- Musimy patrzeć na siebie i wyciągnąć wnioski, byśmy więcej nie robili takich błędów – mówił. - Lepsze drużyny jeszcze bardziej mogą wykorzystać nasze wpadki. Musimy zwrócić uwagę na to, by jeszcze lepiej wykończyć nasze kontrataki. Strzelamy za mało bramek.
Śląsk nieźle gra u siebie (7-2-2) natomiast piętą Achillesową są wyjazdy (0-4-7).
- Ciężko mi powiedzieć, dlaczego tak się dziej e- mówi pomocnik wrocławian. - Trudno wskazać na jedną przyczynę tego stanu rzeczy. W meczu z Cracovią byliśmy blisko powodzenia. Ważna była sytuacja na 2:1, gdy sędzia VAR nie uznał bramki. Myślę, że nie mieliśmy w głowach tego, że dość długo nie wygraliśmy na wyjazdach. Byliśmy tego blisko, ale znowu zrobiliśmy błędy i przegrywamy. Musimy się starać grać lepiej, aż wreszcie punkty przyjdą.
Mecze uciekają, zostało ich już tylko osiem, walka o pierwsza ósemkę może być dla Ślaska coraz trudniejsza.

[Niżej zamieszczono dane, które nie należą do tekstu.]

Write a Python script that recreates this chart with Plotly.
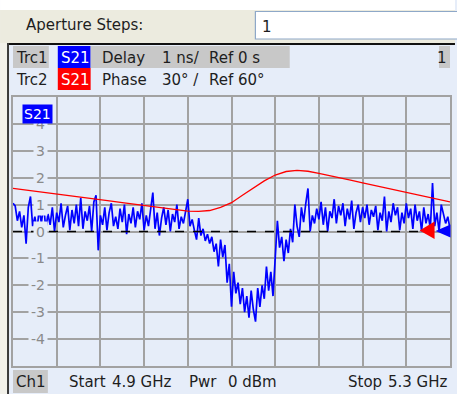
import numpy as np
import plotly.graph_objects as go

# Sweep settings
START_GHZ = 4.9
STOP_GHZ = 5.3

# Trc1: S21 group delay in ns (1 ns/div, ref 0 s), one value per sweep point
delay_ns = [
    1.05, 0.95, 0.4, 0.75, 0.15, 0.6, -0.45, 0.9, 1.3, 0.2,
    0.55, 0.05, 0.85, 0.3, 1.0, 0.1, 0.65, 0.25, 0.9, 0.0,
    0.7, 0.35, 1.05, 0.15, 0.6, 0.95, 0.05, 0.8, 0.3, 1.0,
    0.2, 1.25, 0.1, 0.75, 0.4, 0.95, 0.0, 1.1, 1.35, -0.7,
    0.6, 0.25, 0.9, 0.05, 0.7, 1.05, 0.2, 0.55, 0.1, 0.85,
    0.35, 1.0, -0.1, 0.65, 0.3, 0.9, 0.15, 0.75, 0.45, 1.05,
    0.05, 0.6, 0.2, 0.85, 1.45, 0.1, 0.7, -0.15, 0.5, 0.9,
    0.25, 0.8, 0.0, 0.65, 0.35, 1.0, 0.1, 0.55, 0.3, 0.75,
    1.2, 0.2, 0.45, 0.05, -0.3, 0.5, -0.15, 0.1, -0.35, -0.1,
    -0.45, -0.2, -0.75, -0.45, -1.3, -0.3, -0.95, -0.5, -1.9, -1.2,
    -2.8, -1.5, -2.3, -1.9, -2.7, -2.1, -3.0, -2.4, -3.2, -2.2,
    -2.9, -3.35, -2.1, -2.8, -2.0, -2.5, -1.3, -2.2, -1.5, -2.4,
    -0.9, 0.4, -0.6, -0.2, -1.1, -0.3, -0.8, 0.1, -0.4, 1.0,
    0.2, -0.2, 0.9, 0.35, 1.05, 1.6, 0.0, 0.6, 0.3, 0.85,
    0.45, 1.1, 0.25, 0.9, 0.0, 0.75, 0.5, 1.2, 0.3, 0.95,
    0.6, 1.05, 0.2, 0.85, 0.45, 1.15, 0.1, 0.7, 1.0, 0.35,
    0.9, 0.5, 1.0, 0.25, 0.8, 0.55, 0.95, 0.05, 0.7, 0.4,
    1.3, 0.0, 0.75, 0.35, 1.05, 0.6, 0.9, 0.05, 0.7, 0.3,
    1.05, 0.5, 0.85, 0.1, 1.0, 0.4, 0.75, 0.0, 0.9, 0.3,
    0.65, 0.1, 1.8, 0.2, 0.7, 0.0, 1.0, 0.6, 0.3, 0.55,
    0.1,
]

# Trc2: S21 phase in degrees (30 deg/div, ref 60 deg), every 10 MHz
phase_deg = [
    108.0, 106.5, 105.0, 103.5, 102.0, 100.5, 99.0, 97.5, 95.7, 93.9,
    92.1, 90.6, 89.1, 87.6, 85.8, 84.0, 82.8, 82.5, 83.4, 87.0,
    92.1, 100.5, 108.6, 116.4, 123.0, 126.9, 128.1, 127.2, 124.8, 122.4,
    119.4, 117.0, 114.3, 111.6, 109.2, 106.5, 103.8, 101.1, 98.4, 95.7,
    93.0,
]

# Scale settings of the two traces
DELAY_REF, DELAY_DIV = 0.0, 1.0
PHASE_REF, PHASE_DIV = 60.0, 30.0
N_DIV = 10
delay_tick_labels = ["4", "3", "2", "1", "0", "-1", "-2", "-3", "-4"]
delay_tick_values = [4, 3, 2, 1, 0, -1, -2, -3, -4]

freq_delay = np.linspace(START_GHZ, STOP_GHZ, len(delay_ns))
freq_phase = np.linspace(START_GHZ, STOP_GHZ, len(phase_deg))

# Canvas geometry (pixels)
W_PX, H_PX = 457, 394
L, R, T, B = 13, 452, 97, 366
PW, PH = R - L, B - T


def px(x):
    return (x - L) / PW


def py(y):
    return (B - y) / PH


BG = "#e6edf9"
GRID = "#a2a2a2"
TXT = "#1e1e1e"
FONT = "DejaVu Sans, Verdana, sans-serif"

fig = go.Figure()

fig.add_trace(go.Scatter(
    x=freq_phase, y=phase_deg, mode="lines", yaxis="y2",
    line=dict(color="#ff0000", width=1.3), hoverinfo="skip",
))
fig.add_trace(go.Scatter(
    x=freq_delay, y=delay_ns, mode="lines",
    line=dict(color="#0000ff", width=1.7), hoverinfo="skip",
))

shapes = []
annotations = []


def rect(x0, y0, x1, y1, fill, line=None, lw=0, layer="above"):
    shapes.append(dict(
        type="rect", xref="paper", yref="paper",
        x0=px(x0), x1=px(x1), y0=py(y1), y1=py(y0),
        fillcolor=fill, line=dict(color=line or fill, width=lw), layer=layer,
    ))


def text(x, y, s, color=TXT, size=15, anchor="left", bg=None, pad=0):
    a = dict(
        xref="paper", yref="paper", x=px(x), y=py(y), text=s,
        showarrow=False, xanchor=anchor, yanchor="middle",
        font=dict(family=FONT, size=size, color=color),
    )
    if bg:
        a.update(bgcolor=bg, borderpad=pad)
    annotations.append(a)


# Toolbar strip with the aperture field
rect(0, 0, 457, 10, "#ffffff")
rect(0, 10, 457, 43, "#ecebdf")
rect(256.5, 11.5, 460, 39, "#ffffff", line="#8ea8c8", lw=1.2)
rect(0, 43, 7, 394, "#f2f1ea")
rect(7, 43, 457, 45, "#101010")
rect(7, 43, 9, 394, "#3a3a3a")
text(24, 25, "Aperture Steps:", size=15)
text(261, 27, "1", size=15)

# Trace info lines
rect(13, 46, 49, 68, "#c8c8c8")
rect(58, 46, 91, 68, "#0000ff")
rect(91, 46, 291, 68, "#c8c8c8")
rect(441, 46, 452, 68, "#c8c8c8")
rect(58, 68, 91, 90, "#ff0000")
text(14, 58, "Trc1")
text(59, 58, "S21", color="#ffffff")
text(100, 58, "Delay")
text(161, 58, "1 ns/")
text(208, 58, "Ref 0 s")
text(451, 58, "1", anchor="right")
text(14, 80, "Trc2")
text(59, 80, "S21", color="#ffffff")
text(100, 80, "Phase")
text(161, 80, "30° /")
text(208, 80, "Ref 60°")

# Channel info line
rect(13, 370, 48, 393, "#c8c8c8")
text(14, 382, "Ch1")
text(67, 382, "Start")
text(110, 382, "4.9 GHz")
text(188, 382, "Pwr")
text(227, 382, "0 dBm")
text(348, 382, "Stop")
text(452, 382, "5.3 GHz", anchor="right")

# Delay scale labels inside the diagram, masking the grid
for v, s in zip(delay_tick_values, delay_tick_labels):
    annotations.append(dict(
        xref="paper", yref="y", x=px(48), y=v, text=s, showarrow=False,
        xanchor="right", yanchor="middle", bgcolor=BG, borderpad=2,
        font=dict(family=FONT, size=14, color="#8a8a8a"),
    ))

# Trace label in the diagram
text(22.5, 113.5, "S21", color="#ffffff", size=14, bg="#0000ff", pad=1)

# Reference line and reference-position arrows
shapes.append(dict(
    type="line", xref="paper", yref="y", x0=0, x1=px(421), y0=DELAY_REF, y1=DELAY_REF,
    line=dict(color="#000000", width=1.5, dash="dash"), layer="above",
))
shapes.append(dict(
    type="path", xref="paper", yref="paper",
    path=f"M {px(421.5)} {py(230.5)} L {px(436.5)} {py(221.5)} L {px(436.5)} {py(239)} Z",
    fillcolor="#ff0000", line=dict(color="#ff0000", width=0), layer="above",
))
shapes.append(dict(
    type="path", xref="paper", yref="paper",
    path=f"M {px(437.5)} {py(231)} L {px(452.5)} {py(224.5)} L {px(452.5)} {py(237.5)} Z",
    fillcolor="#0000ff", line=dict(color="#0000ff", width=0), layer="above",
))

fig.update_layout(
    width=W_PX, height=H_PX, autosize=False,
    margin=dict(l=L, r=W_PX - R, t=T, b=H_PX - B, pad=0),
    paper_bgcolor=BG, plot_bgcolor=BG,
    showlegend=False,
    xaxis=dict(
        range=[START_GHZ, STOP_GHZ], dtick=(STOP_GHZ - START_GHZ) / N_DIV, tick0=START_GHZ,
        showgrid=True, gridcolor=GRID, gridwidth=1.6, showticklabels=False, ticks="",
        showline=True, linecolor=GRID, linewidth=1.6, mirror=True, zeroline=False,
        fixedrange=True,
    ),
    yaxis=dict(
        range=[DELAY_REF - 5 * DELAY_DIV, DELAY_REF + 5 * DELAY_DIV], dtick=DELAY_DIV,
        showgrid=True, gridcolor=GRID, gridwidth=1.6, showticklabels=False, ticks="",
        showline=True, linecolor=GRID, linewidth=1.6, mirror=True, zeroline=False,
        fixedrange=True,
    ),
    yaxis2=dict(
        range=[PHASE_REF - 5 * PHASE_DIV, PHASE_REF + 5 * PHASE_DIV],
        overlaying="y", visible=False, showgrid=False, zeroline=False, fixedrange=True,
    ),
    shapes=shapes,
    annotations=annotations,
)

fig.write_html("out.html", config=dict(displayModeBar=False))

- Tak, drużyny zbierają punkty, a my je tracimy – mówi Pich. - Nawet remis z Cracovią byłby stratą punktów, a porażka, to już nie mówię… Meczów jest coraz mniej, jak nie zaczniemy wygrywać, to będzie u nas coraz większa nerwowość. Szansa na pierwszą ósemkę będzie minimalna. Od najbliższego spotkania musimy zbierać punkty.